There are actors you immediately like, she is one of these, you know? And those eyes, so expressive. She really impressed me as an actress, and I'd like to see more of her work.

Does anyone have the biography written by her daughter Kate Fleming? I wonder if anyone has read it and could tell us a bit more about Celia's life and personality.

Re: Celia Johnson, a great Dame

Posted: June 18th, 2011, 9:02 am
by moira finnie
Libertine wrote:Does anyone have the biography written by her daughter Kate Fleming? I wonder if anyone has read it and could tell us a bit more about Celia's life and personality.
Our fellow member, charliechaplinfan (Alison) has read this book and mentions it here in a thread about David Lean.

Re: Celia Johnson, a great Dame

Posted: June 18th, 2011, 11:07 am
by Libertine
Thanks moira! I am going to check it out!!!

Re: Celia Johnson, a great Dame

Posted: June 19th, 2011, 11:17 am
by charliechaplinfan
It's wonderful Libertine, I would recommend it, it contains letters written by Celia and her husband Peter, she was a very down to earth person, not at all showbizzy. She pitched in with war work, working at a police station and had most of her extended family staying with her during the war, she had children everywhere. Brief Encounter remains one of my favorite films and Celia one of my favorite actresses despite her not making many movies. She's even convincing as Noel Coward's wife in In Which We Serve, no easy job.

Re: Celia Johnson, a great Dame

Posted: June 20th, 2011, 1:54 pm
by Libertine
Thanks so much ccfan!!! (btw, may I call you Alison?) Nah, another book for my list. I read the story you posted in the Lean thread, about her doing a very emotional scene and then just look at her watch and go home, switch her emotions on and off. It's amazing.

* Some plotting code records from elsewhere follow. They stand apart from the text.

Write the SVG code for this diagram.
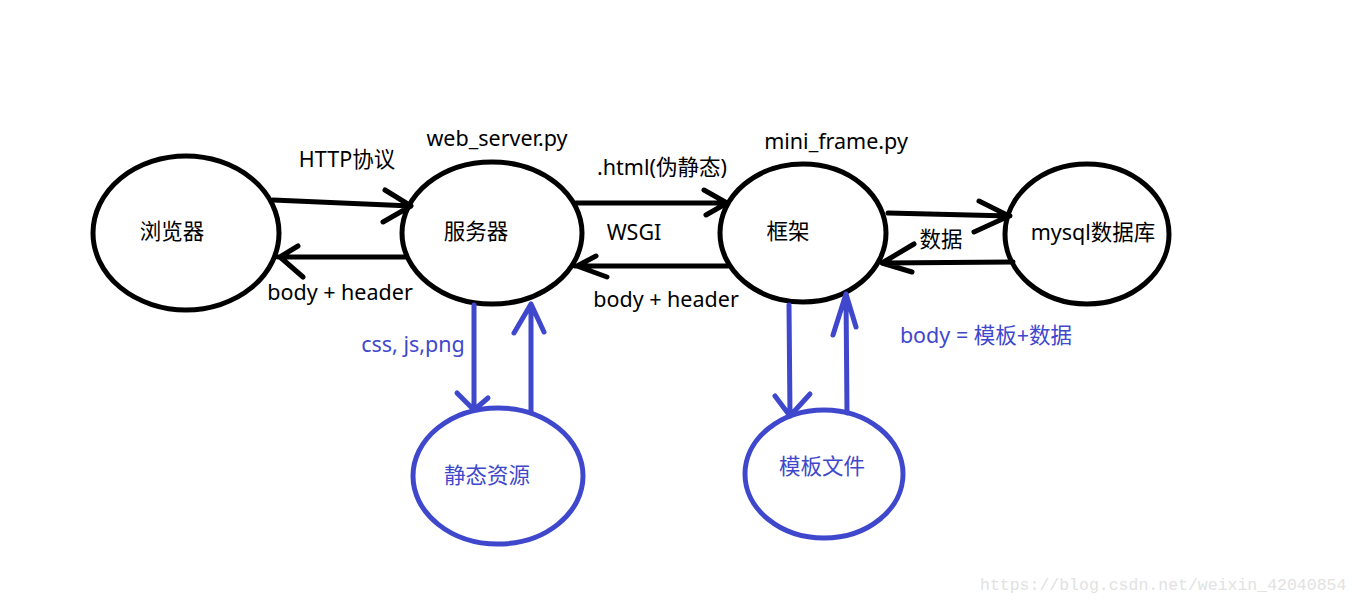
<svg xmlns="http://www.w3.org/2000/svg" width="1360" height="604" viewBox="0 0 1360 604">
<style>
.n{fill:none;stroke:#000;stroke-width:5}
.b{fill:none;stroke:#3f48cc;stroke-width:5}
.c{fill:none;stroke:#000;stroke-width:5;stroke-linecap:round;stroke-linejoin:round}
.cb{fill:none;stroke:#3f48cc;stroke-width:5;stroke-linecap:round;stroke-linejoin:round}
text{font-family:"Noto Sans","Noto Sans CJK SC",sans-serif;font-size:21.5px;fill:#000}
.t{fill:#3f48cc}
.w{font-family:"Liberation Mono",monospace;font-size:16.5px;fill:#e2e2e2}
</style>
<rect width="1360" height="604" fill="#fff"/>
<g id="browser"><ellipse class="n" cx="186" cy="233" rx="93" ry="77"/><text x="172" y="239" text-anchor="middle">浏览器</text></g>
<g id="server"><ellipse class="n" cx="492" cy="233" rx="90" ry="71"/><text x="476" y="239" text-anchor="middle">服务器</text><text x="497" y="146" text-anchor="middle">web_server.py</text></g>
<g id="frame"><ellipse class="n" cx="803" cy="233" rx="83" ry="69"/><text x="788" y="239" text-anchor="middle">框架</text><text x="836" y="149" text-anchor="middle">mini_frame.py</text></g>
<g id="mysql"><ellipse class="n" cx="1087" cy="234" rx="82" ry="70"/><text x="1093" y="240" text-anchor="middle">mysql数据库</text></g>
<g id="static"><ellipse class="b" cx="498" cy="476" rx="85" ry="68"/><text class="t" x="487" y="483" text-anchor="middle">静态资源</text></g>
<g id="template"><ellipse class="b" cx="824" cy="474" rx="79" ry="64"/><text class="t" x="822" y="474" text-anchor="middle">模板文件</text></g>
<g id="connectors">
<path class="c" d="M273 200 L411 206 M385 190 L411 206 L383 222"/>
<path class="c" d="M405 257 L278 257 M298 246 L280 257 L303 277"/>
<path class="c" d="M576 203 L727 203 M704 190 L727 203 L706 215"/>
<path class="c" d="M728 266 L575 266 M596 256 L577 266 L607 277"/>
<path class="c" d="M888 213 L1010 216 M979 201 L1009 216 L974 232"/>
<path class="c" d="M1013 262 L882 263 M914 244 L882 263 L912 272"/>
<path class="cb" d="M474 305 L474 410 M457 393 L474 410 L488 398"/>
<path class="cb" d="M531 412 L531 304 M514 333 L531 304 L544 332"/>
<path class="cb" d="M789 305 L790 416 M775 396 L790 416 L810 394"/>
<path class="cb" d="M847 413 L846 294 M833 335 L846 294 L856 327"/>
<text x="347" y="167" text-anchor="middle">HTTP协议</text>
<text x="340" y="300" text-anchor="middle">body + header</text>
<text x="662" y="175" text-anchor="middle">.html(伪静态)</text>
<text x="634" y="240" text-anchor="middle">WSGI</text>
<text x="666" y="307" text-anchor="middle">body + header</text>
<text x="941" y="247" text-anchor="middle">数据</text>
<text class="t" x="413" y="352" text-anchor="middle">css, js,png</text>
<text class="t" x="986" y="343" text-anchor="middle">body = 模板+数据</text>
</g>
<text class="w" x="980" y="590">https://blog.csdn.net/weixin_42040854</text>
</svg>
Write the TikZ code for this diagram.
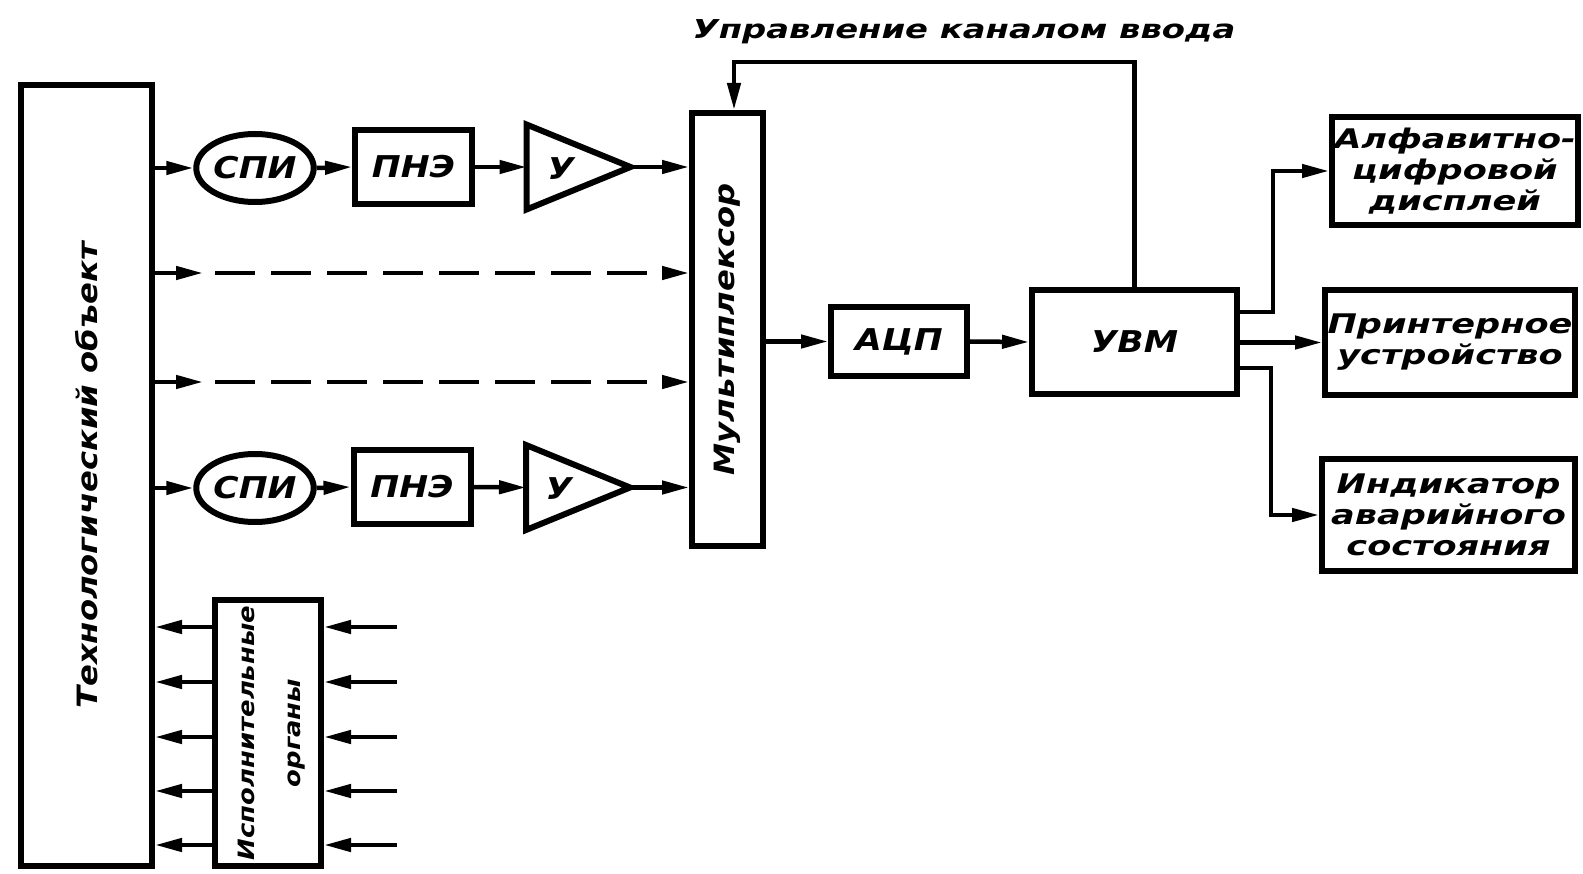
\documentclass[tikz,border=0pt]{standalone}
\usepackage{fontspec}
\usepackage{graphicx}
\setmainfont{DejaVu Sans}
\newfontfamily\gost[FakeStretch=1.15]{DejaVu Sans}
\newfontfamily\gostw[FakeStretch=1.3]{DejaVu Sans}
\usetikzlibrary{arrows.meta,shapes.geometric,calc}
\tikzset{
  blk/.style={draw, line width=6pt, inner sep=0pt, align=center,
    font=\gost\bfseries\itshape\fontsize{30}{30}\selectfont},
  wbox/.style={blk, font=\gostw\bfseries\itshape\fontsize{27}{31}\selectfont},
  rtext/.style={font=\gost\bfseries\itshape\fontsize{28}{28}\selectfont},
  conn/.style={line width=4.5pt},
  arr/.style={conn, -{Triangle[length=27pt,width=13pt]}},
  dsh/.style={arr, dash pattern=on 40pt off 16pt},
  ampbox/.style={minimum width=104pt, minimum height=85pt, inner sep=0pt, outer sep=0pt},
  ampline/.style={line width=6pt, line join=miter},
}
\begin{document}
\begin{tikzpicture}[x=1pt,y=-1pt]
\useasboundingbox[fill=white] (0,0) rectangle (1583,874);

% main blocks
\node[blk, rtext, minimum width=131pt, minimum height=781pt] (tech) at (86.5,475.5)
  {\rotatebox{90}{Технологический объект}};
\node[blk, rtext, minimum width=71pt, minimum height=433pt] (mux) at (727.5,329.5)
  {\rotatebox{90}{Мультиплексор}};
\node[blk, minimum width=106pt, minimum height=266pt] (io) at (268,733)
  {\rotatebox{90}{\fontsize{22.5}{46}\selectfont\begin{tabular}{@{}c@{}}Исполнительные\\органы\end{tabular}}};

% channel 1
\node[blk, ellipse, minimum width=108pt, minimum height=68pt] (spi1) at (255,168) {СПИ};
\node[blk, minimum width=117pt, minimum height=74pt] (pne1) at (413.5,167) {ПНЭ};
\node[ampbox] (amp1) at (578.5,167) {};
\draw[ampline] (amp1.north west) -- (amp1.east) -- (amp1.south west) -- cycle;
\node[font=\gost\bfseries\itshape\fontsize{30}{30}\selectfont] (amp1t) at (561,169) {У};

% channel 2
\node[blk, ellipse, minimum width=108pt, minimum height=68pt] (spi2) at (255,488) {СПИ};
\node[blk, minimum width=117pt, minimum height=74pt] (pne2) at (412,487) {ПНЭ};
\node[ampbox] (amp2) at (578,487.5) {};
\draw[ampline] (amp2.north west) -- (amp2.east) -- (amp2.south west) -- cycle;
\node[font=\gost\bfseries\itshape\fontsize{30}{30}\selectfont] (amp2t) at (559,489) {У};

% converter and computer
\node[blk, minimum width=136pt, minimum height=69pt] (adc) at (899,341.5) {АЦП};
\node[blk, minimum width=205pt, minimum height=104pt] (uvm) at (1134.5,342) {УВМ};

% output devices
\node[wbox, minimum width=246pt, minimum height=108pt] (alfa) at (1455,171)
  {Алфавитно-\\цифровой\\дисплей};
\node[wbox, minimum width=250pt, minimum height=105pt] (prn) at (1450,342.5)
  {Принтерное\\устройство};
\node[wbox, minimum width=253pt, minimum height=112pt] (ind) at (1448.5,515)
  {Индикатор\\аварийного\\состояния};

% label
\node[font=\gostw\bfseries\itshape\fontsize{26}{26}\selectfont] (lbl) at (964,32)
  {Управление каналом ввода};

% channel 1 connectors
\draw[arr] (tech.east |- spi1.west) -- (spi1.west);
\draw[arr] (spi1.east) -- (pne1.west);
\draw[arr] (pne1.east) -- (amp1.west);
\draw[arr] (amp1.east) -- (mux.west |- amp1.east);

% channel 2 connectors
\draw[arr] (tech.east |- spi2.west) -- (spi2.west);
\draw[arr] (spi2.east) -- (pne2.west);
\draw[arr] (pne2.east) -- (amp2.west);
\draw[arr] (amp2.east) -- (mux.west |- amp2.east);

% dashed channels
\coordinate (d1) at (203,273);
\coordinate (d2) at (203,382);
\draw[arr] (tech.east |- d1) -- (d1);
\draw[dsh] ([xshift=12pt]d1) -- (mux.west |- d1);
\draw[arr] (tech.east |- d2) -- (d2);
\draw[dsh] ([xshift=12pt]d2) -- (mux.west |- d2);

% mux -> adc -> uvm
\draw[arr] (mux.east |- adc.west) -- (adc.west);
\draw[arr] (adc.east) -- (uvm.west);

% feedback
\coordinate (fb) at (734,62);
\draw[arr] (uvm.north) |- (fb) -- (fb |- mux.north);

% outputs
\coordinate (br1) at (1273,312);
\coordinate (br3) at (1271,368);
\draw[arr] (uvm.east |- br1) -- (br1) |- (alfa.west);
\draw[arr] (uvm.east |- prn.west) -- (prn.west);
\draw[arr] (uvm.east |- br3) -- (br3) |- (ind.west);

% actuators
\foreach \y [count=\i] in {627,682,737,791,845}{
  \coordinate (in\i) at (397,\y);
  \draw[arr] (io.west |- in\i) -- (tech.east |- in\i);
  \draw[arr] (in\i) -- (io.east |- in\i);
}
\end{tikzpicture}
\end{document}
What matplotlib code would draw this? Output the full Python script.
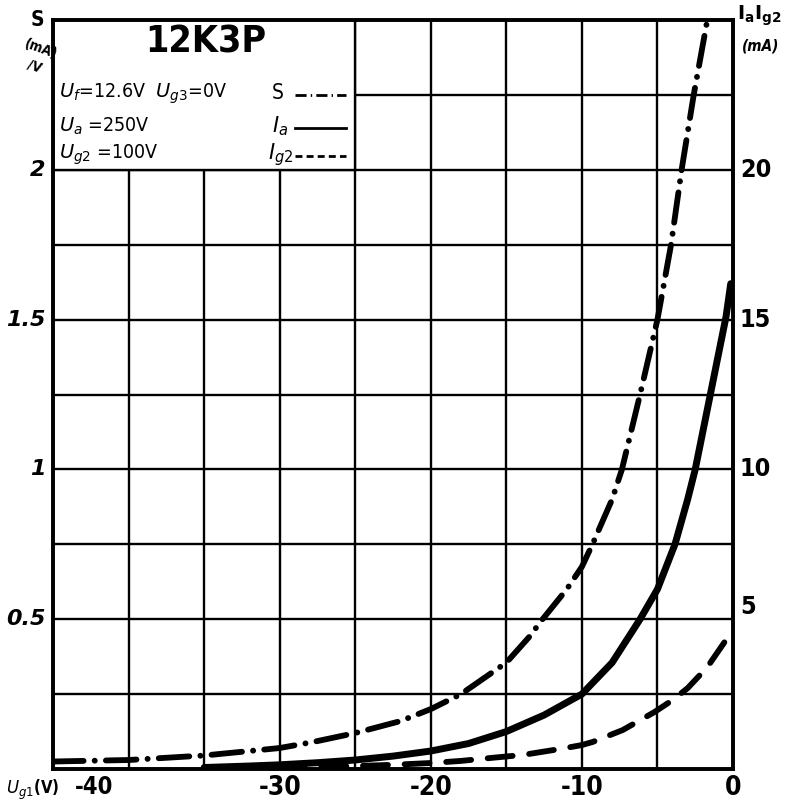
import matplotlib
matplotlib.use("Agg")
import matplotlib.pyplot as plt
from matplotlib.patches import Rectangle

# ---- data ----
s_v = [-45, -40, -35, -30, -27.8, -25, -22, -20, -18, -16, -15, -13.5, -12.6, -11, -10, -9.3, -8.0,
       -7.35, -6.15, -5.0, -4.1, -3.4, -2.6, -1.7]
s_val = [0.025, 0.03, 0.045, 0.07, 0.09, 0.12, 0.16, 0.2, 0.25, 0.32, 0.355, 0.44, 0.5, 0.6, 0.675,
         0.75, 0.9, 1.0, 1.25, 1.5, 1.75, 2.0, 2.25, 2.5]

ia_v = [-35, -32, -30, -27.5, -25, -22.5, -20, -17.5, -15, -12.5, -10, -8, -6.15, -5, -3.84, -3.0,
        -2.5, -1.5, -0.46, -0.15]
ia = [0.05, 0.1, 0.14, 0.21, 0.3, 0.43, 0.6, 0.85, 1.25, 1.8, 2.5, 3.55, 5.0, 6.0, 7.5, 9.0,
      10.0, 12.5, 15.1, 16.2]

ig_v = [-30, -27.5, -25, -22.5, -20, -18, -16, -13.9, -11.3, -10, -9.3, -7.3, -5.2, -4, -3.0, -1.7, -0.2]
ig = [0.03, 0.06, 0.1, 0.14, 0.2, 0.27, 0.37, 0.47, 0.68, 0.8, 0.9, 1.3, 1.9, 2.3, 2.7, 3.4, 4.5]

x_ticks = [-30, -20, -10, 0]
x_tick_labels = ["-30", "-20", "-10", "0"]
s_ticks = [0.5, 1, 1.5, 2]
s_tick_labels = ["0.5", "1", "1.5", "2"]
i_ticks = [5, 10, 15, 20]
i_tick_labels = ["5", "10", "15", "20"]

plt.rcParams['lines.scale_dashes'] = False
FAM = ['DejaVu Sans']
COND = dict(family=FAM, fontstretch='condensed')

fig = plt.figure(figsize=(8.05, 8.07), dpi=100)
ax = fig.add_axes([53/805, 1-769/807, (733-53)/805, (769-20)/807])
ax.set_xlim(-45, 0)
ax.set_ylim(0, 2.5)

# grid
for gx in range(-40, 0, 5):
    ax.axvline(gx, color='black', lw=1.7, zorder=0.5)
for k in range(1, 10):
    ax.axhline(k*0.25, color='black', lw=1.7, zorder=0.5)

for sp in ax.spines.values():
    sp.set_linewidth(2.6)

# legend box (white, covers grid)
ax.add_patch(Rectangle((-45, 2.0), 20, 0.5, facecolor='white', edgecolor='black', lw=1.7, zorder=1))

ax.tick_params(length=0, labelleft=False, labelbottom=False)
ax.set_xticks([])
ax.set_yticks([])

ax2 = ax.twinx()
ax2.set_ylim(0, 25)
ax2.set_yticks([])
ax2.tick_params(length=0)
for sp in ax2.spines.values():
    sp.set_linewidth(2.6)

# curves
ax.plot(s_v, s_val, color='black', lw=4.2, dashes=(22, 8, 0.1, 8), dash_capstyle='round',
        solid_joinstyle='round', zorder=3)
ax2.plot(ia_v, ia, color='black', lw=5.0, solid_capstyle='round', solid_joinstyle='round', zorder=3)
ax2.plot(ig_v, ig, color='black', lw=4.2, dashes=(18, 12), dash_capstyle='round', zorder=3)

# tick labels
for v, t in zip(s_ticks, s_tick_labels):
    ax.text(-45.5, v, t, ha='right', va='center', fontsize=16, fontweight='bold',
            style='italic', family=FAM)
for v, t in zip(i_ticks, i_tick_labels):
    ax2.text(0.45, v, t, ha='left', va='bottom' if v == 5 else 'center', fontsize=18, fontweight='bold',
             **COND)
for v, t in zip(x_ticks, x_tick_labels):
    ax.text(v, -0.02, t, ha='center', va='top', fontsize=19, fontweight='bold', **COND)
ax.text(-42.3, -0.02, "-40", ha='center', va='top', fontsize=17, fontweight='bold', **COND)
ax.text(-48.1, -0.03, r"$U_{g1}$(V)", ha='left', va='top', fontsize=12, fontweight='bold', **COND)

# axis unit labels
fig.text(37/805, 1-20/807, "S", ha='center', va='center', fontsize=15, fontweight='bold', **COND)
fig.text(38/805, 1-58/807, "(mA)\n/V", ha='center', va='center', fontsize=10, fontweight='bold',
         rotation=-20, linespacing=1.4, **COND)
fig.text(737/805, 1-16/807, r"$\mathbf{I_a I_{g2}}$", ha='left', va='center', fontsize=14,
         fontweight='bold', **COND)
fig.text(742/805, 1-46/807, "(mA)", ha='left', va='center', fontsize=11, fontweight='bold',
         style='italic', **COND)

# legend box content
ax.text(-34.9, 2.425, "12K3P", ha='center', va='center', fontsize=27, fontweight='bold', zorder=4, **COND)
ax.text(-44.6, 2.255, r"$U_f$=12.6V  $U_{g3}$=0V", ha='left', va='center', fontsize=14, zorder=4, **COND)
ax.text(-44.6, 2.145, r"$U_a$ =250V", ha='left', va='center', fontsize=14, zorder=4, **COND)
ax.text(-44.6, 2.05, r"$U_{g2}$ =100V", ha='left', va='center', fontsize=14, zorder=4, **COND)
ax.text(-30.5, 2.255, "S", ha='left', va='center', fontsize=15, zorder=4, **COND)
ax.text(-30.5, 2.145, r"$I_a$", ha='left', va='center', fontsize=15, zorder=4, **COND)
ax.text(-30.8, 2.05, r"$I_{g2}$", ha='left', va='center', fontsize=15, zorder=4, **COND)
ax.plot([-29.0, -25.6], [2.25, 2.25], color='black', lw=2, dashes=(8, 3, 1, 3), zorder=4)
ax.plot([-29.0, -25.6], [2.14, 2.14], color='black', lw=2, zorder=4)
ax.plot([-29.0, -25.6], [2.045, 2.045], color='black', lw=2, dashes=(5, 3), zorder=4)

fig.savefig("out.png", dpi=100)
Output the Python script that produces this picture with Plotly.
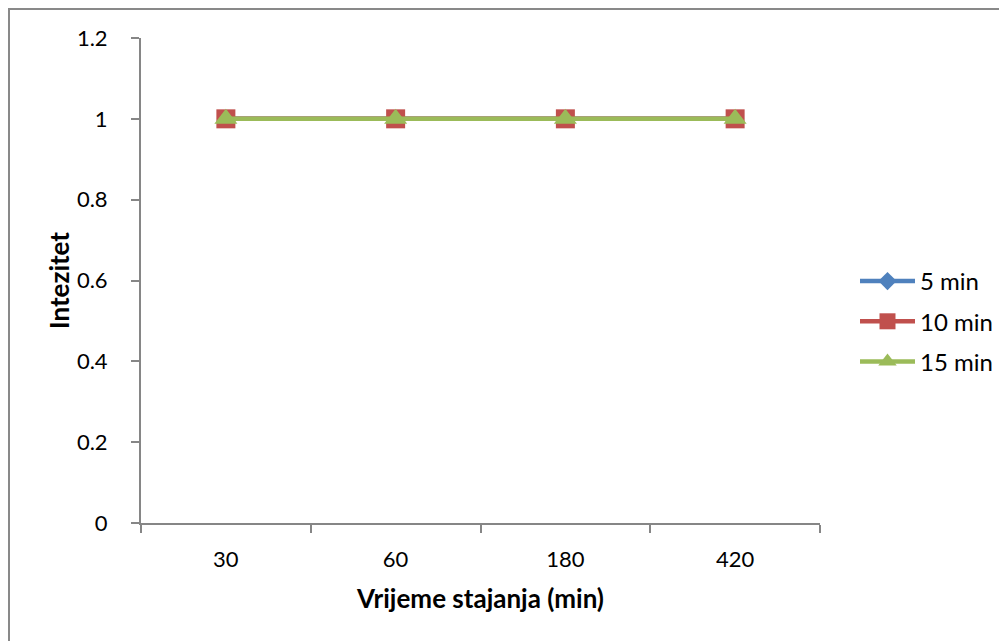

You know, I didn't know her until I saw her in A Kid for Two Farthings. I liked her in it already, but with Brief Encounter she just wowed me.

Do you know if she did mainly theater, or how comes that she did, in the end, only a few movies?

Re: Celia Johnson, a great Dame

Posted: June 20th, 2011, 2:16 pm
by charliechaplinfan
I think the theatre was her home, she never really considered movies at first, they sought her out, In Which We Serve was her first, then Lean used her again in This Happy Breed and again in Brief Encounter. I don't think she liked herself on screen, Lean asked her to do these three movies not the other way around. She lived fairly close to London and starred regularly in the theatre ad later in in television. She was a homebody who stayed close to her children who varied in ages and also durig the war she got immersed in war work and running the farm. The book is really unlike others I have read, although written by her daughter it's not a glossed over picture of her. She comes across not quite like Laura Jesson but possessed the stiff upper lip and buckle down and get on with it mentality.

Course you can call me Alison :wink:

Re: Celia Johnson, a great Dame

Posted: July 31st, 2011, 3:41 pm
by RedRiver
This is like falling in love with somebody you hardly know. I may have seen Ms. Johnson in three movies. But she's so good I can't take my eyes off her. She climbs inside a characer and brings it to life, the way only the very best actors do.

THIS HAPPY BREED, IN WHICH WE SERVE, BRIEF ENCOUNTER. That's just about the extent of my familiarity with this fine artist. It's enough.

Re: Celia Johnson, a great Dame

Posted: July 31st, 2011, 3:49 pm
by feaito
Another absolutely recommended film, in which she stars opposite Alec Guinness and Yvonne De Carlo, is "The Captain's Paradise", an excellent & offbeat comedy, which I enjoyed recently thanks to Moira's recommendation.